By Dale K. DuPont
MIAMI (Reuters) - State and federal agents cracked down on Tuesday on South Florida pill mills, dismantling what was described as the nation's largest criminal organization involved in illegally distributing painkillers.
Authorities charged 32 doctors, pain clinic owners and workers with illegally prescribing more than 20 million painkillers and reaping more than $40 million in profits from 2008 to early 2010.
The indictment reflects a "multi-pronged attack on those who contribute to illegal diversion of pharmaceutical drugs from the pill mills of Florida to the streets of communities across the United States," said Mark R. Trouville, special agent in charge for the Drug Enforcement Administration.
The clinics wrote prescriptions for large quantities of oxycodone, which authorities said were used by traffickers and addicts.
People "would often travel great distances, as far as one thousand miles or more, with complaints of alleged intractable pain," the indictment states.

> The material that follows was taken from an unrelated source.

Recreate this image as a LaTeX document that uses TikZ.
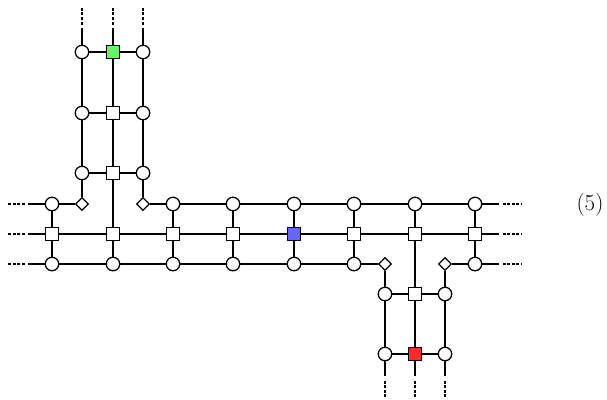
\documentclass[tikz,border=0pt]{standalone}
\usetikzlibrary{shapes.geometric}
\definecolor{qgreen}{RGB}{102,245,102}
\definecolor{qblue}{RGB}{102,102,250}
\definecolor{qred}{RGB}{245,45,45}
\begin{document}
\begin{tikzpicture}[x=1pt,y=-1pt,
  circ/.style={circle,draw,fill=white,minimum size=13.5pt,inner sep=0pt,line width=1.3pt},
  sqr/.style={rectangle,draw,fill=white,minimum size=12.5pt,inner sep=0pt,line width=1.3pt},
  dia/.style={diamond,draw,fill=white,minimum size=13pt,inner sep=0pt,line width=1.2pt},
  wire/.style={line width=1.6pt},
  dwire/.style={line width=1.5pt,dash pattern=on 3pt off 1.6pt},
  lbl/.style={inner sep=0pt,font=\fontsize{23}{28}\selectfont}]
\useasboundingbox (0,0) rectangle (607,399);
% coordinates
\def\cA{52}\def\cB{113}\def\cC{173}\def\cD{233}\def\cE{294}\def\cF{354}\def\cG{415}\def\cH{475}
\def\ra{204}\def\rb{234}\def\rc{264}
% top section
\node[circ] (a0) at (82,52) {};
\node[circ] (a1) at (82,113) {};
\node[circ] (a2) at (82,173) {};
\node[sqr,fill=qgreen] (b0) at (\cB,52) {};
\node[sqr] (b1) at (\cB,113) {};
\node[sqr] (b2) at (\cB,173) {};
\node[circ] (c0) at (143,52) {};
\node[circ] (c1) at (143,113) {};
\node[circ] (c2) at (143,173) {};
% row A
\node[circ] (A1) at (\cA,\ra) {};
\node[dia] (dL) at (82,\ra) {};
\node[dia] (dR) at (143,\ra) {};
\node[circ] (A3) at (\cC,\ra) {};
\node[circ] (A4) at (\cD,\ra) {};
\node[circ] (A5) at (\cE,\ra) {};
\node[circ] (A6) at (\cF,\ra) {};
\node[circ] (A7) at (\cG,\ra) {};
\node[circ] (A8) at (\cH,\ra) {};
% row B
\node[sqr] (B1) at (\cA,\rb) {};
\node[sqr] (B2) at (\cB,\rb) {};
\node[sqr] (B3) at (\cC,\rb) {};
\node[sqr] (B4) at (\cD,\rb) {};
\node[sqr,fill=qblue] (B5) at (\cE,\rb) {};
\node[sqr] (B6) at (\cF,\rb) {};
\node[sqr] (B7) at (\cG,\rb) {};
\node[sqr] (B8) at (\cH,\rb) {};
% row C
\node[circ] (C1) at (\cA,\rc) {};
\node[circ] (C2) at (\cB,\rc) {};
\node[circ] (C3) at (\cC,\rc) {};
\node[circ] (C4) at (\cD,\rc) {};
\node[circ] (C5) at (\cE,\rc) {};
\node[circ] (C6) at (\cF,\rc) {};
\node[dia] (eL) at (385,\rc) {};
\node[dia] (eR) at (445,\rc) {};
\node[circ] (C8) at (\cH,\rc) {};
% bottom section
\node[circ] (p3) at (385,294) {};
\node[circ] (p4) at (385,354) {};
\node[sqr] (q3) at (\cG,294) {};
\node[sqr,fill=qred] (q4) at (\cG,354) {};
\node[circ] (s3) at (445,294) {};
\node[circ] (s4) at (445,354) {};
% label
\node[lbl] (eq) at (590,205) {(5)};
% dangling-end coordinates
\foreach \n/\x in {a/82,b/\cB,c/143}{
  \coordinate (\n t1) at (\x,28);
  \coordinate (\n t2) at (\x,24.5);
  \coordinate (\n t3) at (\x,7);}
\foreach \n/\y in {A/\ra,B/\rb,C/\rc}{
  \coordinate (\n l1) at (28,\y);
  \coordinate (\n l2) at (25,\y);
  \coordinate (\n l3) at (7,\y);
  \coordinate (\n r1) at (499,\y);
  \coordinate (\n r2) at (502.5,\y);
  \coordinate (\n r3) at (521,\y);}
\foreach \n/\x in {p/385,q/\cG,s/445}{
  \coordinate (\n b1) at (\x,376);
  \coordinate (\n b2) at (\x,380.5);
  \coordinate (\n b3) at (\x,398);}
% wires: top section
\draw[wire] (a0)--(b0)--(c0) (a1)--(b1)--(c1) (a2)--(b2)--(c2);
\draw[wire] (a0)--(a1)--(a2)--(dL);
\draw[wire] (c0)--(c1)--(c2)--(dR);
\draw[wire] (b0)--(b1)--(b2)--(B2)--(C2);
\foreach \n in {a,b,c}{
  \draw[wire] (\n0)--(\n t1);
  \draw[dwire] (\n t2)--(\n t3);}
% main rows
\draw[wire] (A1)--(dL) (dR)--(A3)--(A4)--(A5)--(A6)--(A7)--(A8);
\draw[wire] (B1)--(B2)--(B3)--(B4)--(B5)--(B6)--(B7)--(B8);
\draw[wire] (C1)--(C2)--(C3)--(C4)--(C5)--(C6)--(eL) (eR)--(C8);
\foreach \n in {A,B,C}{
  \draw[wire] (\n1)--(\n l1);
  \draw[dwire] (\n l2)--(\n l3);
  \draw[wire] (\n8)--(\n r1);
  \draw[dwire] (\n r2)--(\n r3);}
% verticals in main
\foreach \k in {1,3,4,5,6,8}{
  \draw[wire] (A\k)--(B\k)--(C\k);}
\draw[wire] (A7)--(B7)--(q3)--(q4);
% bottom section
\draw[wire] (eL)--(p3)--(p4);
\draw[wire] (eR)--(s3)--(s4);
\draw[wire] (p3)--(q3)--(s3) (p4)--(q4)--(s4);
\foreach \n in {p,q,s}{
  \draw[wire] (\n4)--(\n b1);
  \draw[dwire] (\n b2)--(\n b3);}
\end{tikzpicture}
\end{document}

Demand for the prescription drugs has grown to epidemic proportions in Florida and other parts of the United States, where dealers can sell a 30-milligram oxycodone pill on the street for $10 to $30 or more, authorities have said.
Florida leads the nation in diverted prescription drugs, according to the Attorney General's Office. Seven people die in the state each day from drug overdoses.
The indictment says that many in the newly charged group were also involved in the illegal Internet distribution of anabolic steroids, and some engaged in wide-ranging violence, including kidnapping, extortion and other crimes against competitors and people they suspected of disloyalty.
The five-count indictment unsealed on Tuesday includes racketeering, money laundering, and wire and mail fraud conspiracy charges. Thirteen of those charged were doctors ranging in age from 36 to 76 who worked at the pain clinics.
The government has seized $4.7 million in cash, as well as homes and cars worth more than $9 million. The indictment is seeking the forfeiture of $40 million in cash and assets including a 2010 Range Rover and Rolex, Chopard and Patek Philippe watches.
Earlier this year, six South Florida pain clinic owners and operators were indicted for dispensing more than 660,000 doses of oxycodone and pocketing $22 million in profits.